Edge AI in robotics enables robots to process data locally on their hardware instead of relying on cloud-based systems. This approach reduces latency, improves reliability in environments with poor connectivity, and allows robots to make real-time decisions. By embedding AI models directly into the robot’s onboard processors, tasks like object recognition, navigation, or motion planning can be executed faster and with greater autonomy. For example, a warehouse robot using edge AI can identify and sort packages without waiting for remote servers to analyze camera feeds, ensuring continuous operation even if network access is disrupted.

One common application is in autonomous mobile robots (AMRs) used in logistics or manufacturing. These robots rely on edge AI to process sensor data from cameras, LiDAR, or infrared sensors to navigate dynamic environments. For instance, an AMR might use a lightweight neural network running on an embedded GPU to detect obstacles and adjust its path in milliseconds. Similarly, industrial robotic arms equipped with edge AI can perform quality inspections by analyzing visual data from production lines. This eliminates the need to transmit large video streams to external servers, reducing bandwidth costs and enabling faster response times. Edge AI also supports collaborative robots (cobots) that work alongside humans, where real-time safety checks—like detecting a worker’s hand near a moving tool—are critical.

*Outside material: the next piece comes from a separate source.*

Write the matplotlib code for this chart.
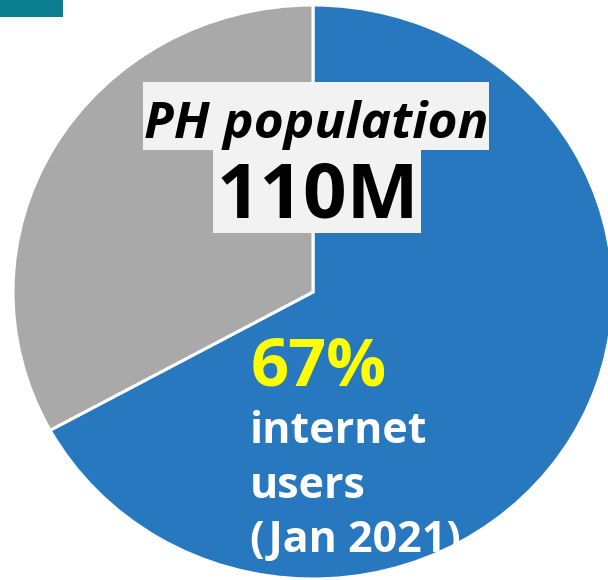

Developers implementing edge AI in robotics face challenges like balancing computational constraints with model accuracy. For example, deploying a complex vision model on a robot with limited power requires optimizing the model through techniques like quantization or pruning. Frameworks such as TensorFlow Lite or ONNX Runtime help convert and deploy models tailored for edge devices like NVIDIA Jetson or Raspberry Pi. Additionally, edge AI systems must handle hardware failures or sensor noise autonomously. A practical approach involves designing fallback mechanisms, such as switching to simpler algorithms if the primary model fails. By focusing on efficient code, hardware-aware model design, and rigorous testing, developers can create robust robotic systems that leverage edge AI effectively.